Most of the chatter around the wind-down of the Tennessee General Assembly session has dealt with the passage of an education savings account bill.
Although that measure wound up somewhat differently from where it began (and which was discussed in this space on Friday), it was just one accomplishment of a rather bold legislative year under new Gov. Bill Lee.
In case you were looking elsewhere during the last several weeks of the session, here are a few things that occurred:
* Medicare block grants — Although the legislature approved a bill to allow the state to propose it get its federal Medicaid money through a first-in-the-nation block grant, no such thing can happen without federal approval. And if the feds do approve, the legislature once again must approve before a block grant system is implemented.
The idea is that the state, through the grant, would be freer in how it uses its Medicaid money for low-income people rather than through the funding formula currently used. We appreciate the legislature's willingness to experiment with how its gets federal money, assuming the block grant will allow people to be served better and more efficiently.
* Voter registration fines — The legislature, seeking to block the proliferation of incomplete and incorrect, last-minute voter registration forms, approved likely first-in-the-nation fines for submitting too many of such forms.

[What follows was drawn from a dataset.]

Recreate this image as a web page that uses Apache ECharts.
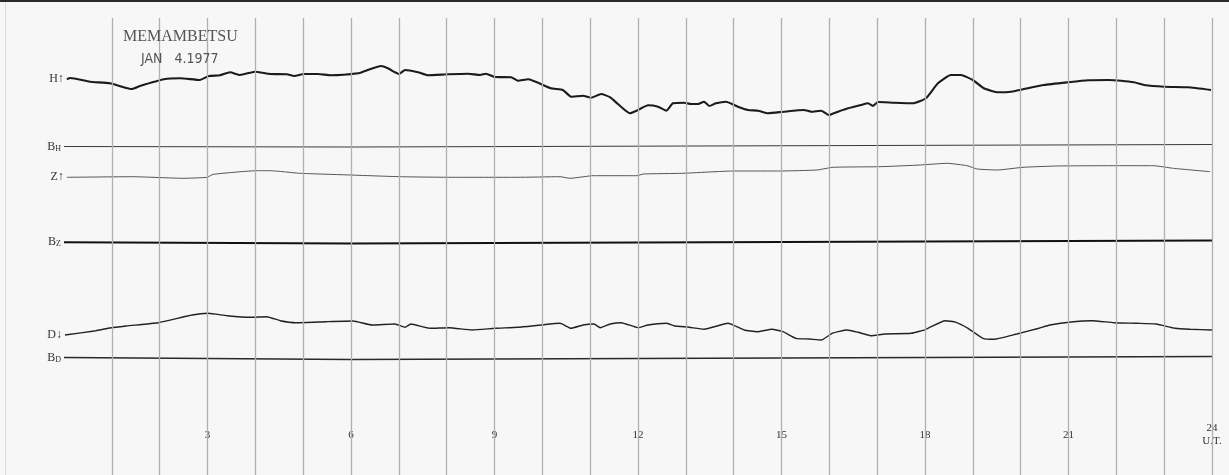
<!DOCTYPE html>
<html>
<head>
<meta charset="utf-8">
<script src="https://cdn.jsdelivr.net/npm/echarts@6/dist/echarts.min.js"></script>
<style>
html,body{margin:0;padding:0;background:#f7f7f7;}
#c{width:1229px;height:475px;}
</style>
</head>
<body>
<div id="c"></div>
<script>
// ---- data (x = hour U.T., y = trace position on the record) ----
var stationName = 'MEMAMBETSU';
var recordDate = 'JAN   4.1977';
var hourLines = [1,2,3,4,5,6,7,8,9,10,11,12,13,14,15,16,17,18,19,20,21,22,23,24];
var hourLabels = [3,6,9,12,15,18,21,24];

var traceH = [[0.06,79.3],[0.13,78],[0.54,81.7],[0.96,83.3],[1.28,87.7],[1.42,89],[1.59,86],[2.09,79.3],[2.43,78.3],[2.84,80],[3.03,76],[3.26,75.3],[3.47,72.3],[3.68,75],[3.99,71.7],[4.31,74],[4.66,74.3],[4.81,76],[5.02,74],[5.31,74],[5.58,75.3],[6.15,73.3],[6.29,71],[6.63,66],[6.77,68.3],[6.92,72.3],[7.0,74],[7.13,70],[7.4,72.3],[7.61,75.3],[8.03,74.3],[8.45,73.7],[8.7,75],[8.82,73.7],[9.01,77],[9.35,77.3],[9.49,80.7],[9.7,79.3],[10.18,88.3],[10.43,90],[10.6,96.7],[10.85,95.7],[11.02,97.7],[11.23,94],[11.42,97.3],[11.58,104],[11.83,113.3],[12.0,110],[12.21,105.3],[12.42,106.7],[12.59,110.7],[12.73,103.3],[12.96,102.7],[13.11,104],[13.26,104],[13.38,101.7],[13.49,106],[13.63,103.3],[13.84,101.7],[14.09,106.7],[14.3,110],[14.51,110.7],[14.72,113.3],[15.05,111.7],[15.47,110],[15.62,111.7],[15.83,110.7],[15.99,115],[16.18,111.7],[16.39,108.3],[16.66,105],[16.81,103.3],[16.91,106],[17.02,102],[17.35,102.7],[17.75,103.3],[18.02,98.3],[18.27,83.3],[18.54,75],[18.75,75],[19.0,80],[19.23,88.3],[19.53,92.3],[19.8,91.7],[20.07,89],[20.49,85],[20.99,82.3],[21.41,80.3],[21.83,80],[22.1,80.7],[22.37,82.3],[22.58,85],[23.0,86.7],[23.5,87.3],[23.98,90]];

var traceZ = [[0.06,177.3],[1.44,176.7],[2.49,178.3],[2.99,177.3],[3.12,174.3],[4.04,170.7],[4.31,170.7],[4.58,171.7],[4.93,173.3],[5.98,175],[7.02,176.7],[8.07,177.3],[9.47,177.3],[10.37,176.7],[10.58,178.3],[11.06,175.7],[11.98,175.7],[12.11,174],[12.94,173.3],[13.99,171],[14.97,171],[15.74,170],[16.08,167.3],[17.06,166.7],[17.9,165],[18.46,163.3],[18.88,165.7],[19.09,169],[19.51,170],[20.05,167.3],[20.76,166],[21.81,165.7],[22.77,165.7],[23.19,168.3],[23.96,171.7]];

var traceD = [[0.02,335],[0.67,330.7],[0.92,328.3],[1.3,326],[1.97,322.7],[2.68,315],[3.01,313.3],[3.41,315.7],[3.89,317.3],[4.24,316.7],[4.52,320.7],[4.85,322.7],[5.48,321.7],[6.04,321],[6.44,325],[6.92,324],[7.13,327.3],[7.25,324],[7.65,328.3],[8.05,327.7],[8.53,330],[9.01,328.3],[9.49,327.3],[9.97,325],[10.37,323.3],[10.6,328.3],[10.85,325],[11.08,324],[11.21,327.7],[11.42,324],[11.65,322.7],[12.0,327.7],[12.21,325],[12.59,323.3],[12.75,325.7],[13.07,327.3],[13.38,329.3],[13.88,323.3],[14.22,330],[14.49,331.7],[14.8,329.3],[15.03,331.7],[15.3,338.3],[15.58,339],[15.83,340],[16.06,333.3],[16.37,330],[16.6,332.3],[16.87,335.7],[17.16,334],[17.71,333.3],[18.02,329.3],[18.42,320.7],[18.65,322.3],[18.9,328.3],[19.21,338.3],[19.44,339.3],[19.92,334],[20.38,328.3],[20.61,325],[21.1,321.7],[21.49,320.7],[21.95,322.7],[22.43,323.3],[22.83,324],[23.23,328.3],[23.54,329.3],[24.0,330]];

var baseH = [[0,146.5],[6,147],[24,144.5]];
var baseZ = [[0,242.3],[6,243.5],[24,240.5]];
var baseD = [[0,357.5],[6,359.5],[24,356.5]];

var traceNames = ['H↑','Z↑','D↓'];
var baseNames = ['B{s|H}','B{s|Z}','B{s|D}'];

// ---- chart ----
var serif = '"Liberation Serif","DejaVu Serif",serif';
var narrow = '"Liberation Sans Narrow","DejaVu Sans Condensed","Liberation Sans",sans-serif';

function startLabel(data, text){
  return {
    symbol: 'circle', symbolSize: 0,
    silent: true,
    data: [{coord: data[0]}],
    label: {
      show: true, position: 'left', distance: 3,
      formatter: text,
      fontFamily: serif, fontSize: 12, color: '#333',
      rich: { s: { fontFamily: serif, fontSize: 8, color: '#333', verticalAlign: 'bottom', padding: [4,0,0,0] } }
    }
  };
}

function lineSeries(name, data, color, width, text){
  return {
    name: name, type: 'line', data: data,
    showSymbol: false, symbol: 'none', smooth: 0.15,
    lineStyle: { color: color, width: width },
    silent: true,
    markPoint: startLabel(data, text)
  };
}

var series = [
  lineSeries('H', traceH, '#1b1b1b', 2.1, traceNames[0]),
  lineSeries('BH', baseH, '#3a3a3a', 1, baseNames[0]),
  lineSeries('Z', traceZ, '#555', 1, traceNames[1]),
  lineSeries('BZ', baseZ, '#111', 2, baseNames[1]),
  lineSeries('D', traceD, '#222', 1.4, traceNames[2]),
  lineSeries('BD', baseD, '#2a2a2a', 1.3, baseNames[2])
];
series[1].smooth = false; series[3].smooth = false; series[5].smooth = false;

// hour lines
series.push({
  type: 'line', data: [], silent: true,
  markLine: {
    silent: true, symbol: ['none','none'], animation: false,
    label: { show: false },
    lineStyle: { color: '#b0b0b0', width: 1.3, type: 'solid' },
    data: hourLines.map(function(h){ return { xAxis: h }; })
  }
});

var chart = echarts.init(document.getElementById('c'), null, {renderer: 'canvas'});
chart.setOption({
  backgroundColor: '#f7f7f7',
  animation: false,
  title: [
    { text: stationName, left: 118, top: 24, textStyle: { fontFamily: serif, fontSize: 16, fontWeight: 'normal', color: '#555' } },
    { text: recordDate, left: 136, top: 47, textStyle: { fontFamily: narrow, fontSize: 14, fontWeight: 'normal', color: '#555' } }
  ],
  grid: { left: 64, right: 17, top: 18, bottom: 0 },
  xAxis: {
    type: 'value', min: 0, max: 24, interval: 3,
    axisLine: { show: false }, axisTick: { show: false }, splitLine: { show: false },
    axisLabel: {
      inside: true, margin: 40, verticalAlign: 'middle',
      fontFamily: serif, fontSize: 11, color: '#333', lineHeight: 13,
      showMinLabel: false, showMaxLabel: true,
      formatter: function(v){
        if (hourLabels.indexOf(v) < 0) return '';
        return v === 24 ? v + '\nU.T.' : String(v);
      }
    }
  },
  yAxis: {
    type: 'value', inverse: true, min: 18, max: 475,
    axisLine: { show: false }, axisTick: { show: false }, splitLine: { show: false }, axisLabel: { show: false }
  },
  graphic: [
    { type: 'rect', left: 0, top: 0, shape: { width: 1229, height: 2 }, style: { fill: '#2a2a2a' }, silent: true },
    { type: 'rect', left: 5, top: 2, shape: { width: 1, height: 473 }, style: { fill: '#dcdcdc' }, silent: true }
  ],
  series: series
});
</script>
</body>
</html>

Although this in no way should suppress voting, as critics charge, we nevertheless felt it was an overreach that could have been corrected by education and ultimate suspension of the registration group if too many wrong forms were submitted rather than fines.
* Legalized sports gambling — By approving online sports gambling, the legislature will allow the state to capture some of the money currently going to other states that have approved the practice, or others that will approve it in the future.
While we believe too many people — many who can't afford it — will waste too much money gambling on sports, it behooves the state not to bury its head in the sand over the issue once it was approved by the United States Supreme Court in 2018.
* Charter school commission — Passing legislation desired by Lee, the measure will create a new commission that could overrule local school boards' decisions to deny charter applications. The bill's original wording allowed charter applicants to bypass local school boards, but Lee correctly acceded to allowing a local say.
While we believe the commission is a good idea, we're glad the local boards will weigh in, and we trust the commission would honor a lopsided local recommendation. But we also know local boards can be anti-charter, so we think the commission having the final decision is the way to go.
* Abortion trigger bill — The legislature passed a bill that criminalizes a doctor for the performance of an abortion, but it wouldn't take effect until 30 days after the hypothetical reversal of the 1973 Roe v. Wade U.S. Supreme Court decision allowing abortions. It would allow exceptions to protect the life of the mother or to "prevent substantial and irreversible impairment of major bodily functions" but not for rape or incest.
While we desire that no abortions would ever need to occur, we're not wild about this kind of if/then legislation because we don't know what the lay of the land will be if or when Roe v. Wade is overturned. Will there be caveats to the decision? Will there be as-yet-unpassed laws in place? Will the U.S. president in office make a difference?
* Drivers' cellphone use — A divided legislature passed a bill allowing fines for motorists who use handheld phones while driving. Lawmakers said drivers easily can use Bluetooth technology or a purchase a $6 device to enable them to talk without holding a phone to their ears.
While we acknowledge this has the potential to cut down traffic accidents, we fear many thousands of drivers will simply ignore it and not take the time to add the proper technology to their car. We wonder if state clinics for the technologically challenged might be in order.
* Disabled child Medicaid waiver — The legislature passed a measure fully funding the Katie Beckett program, which would allow families with children who have severe mental and physical disabilities to receive federal Medicaid funding regardless of their income.
Although such funding is a lifeline for poorer families, not having it could threaten to financially ruin more well-off families who want to do the very best they can by their disabled child.
* Daylight saving time — Another passed bill that won't take effect without federal action is the measure that would keep the state on daylight saving time throughout the year. If Congress amends the law that requires states to observe standard time, the law would take affect on the first Sunday in November, the day the state would normally return to standard time.
Our personal desire would be to keep things as they are, as is the case in the states surrounding Tennessee, but legislators say medical and agricultural reasons suggest the change. We'll be interested to see what happens.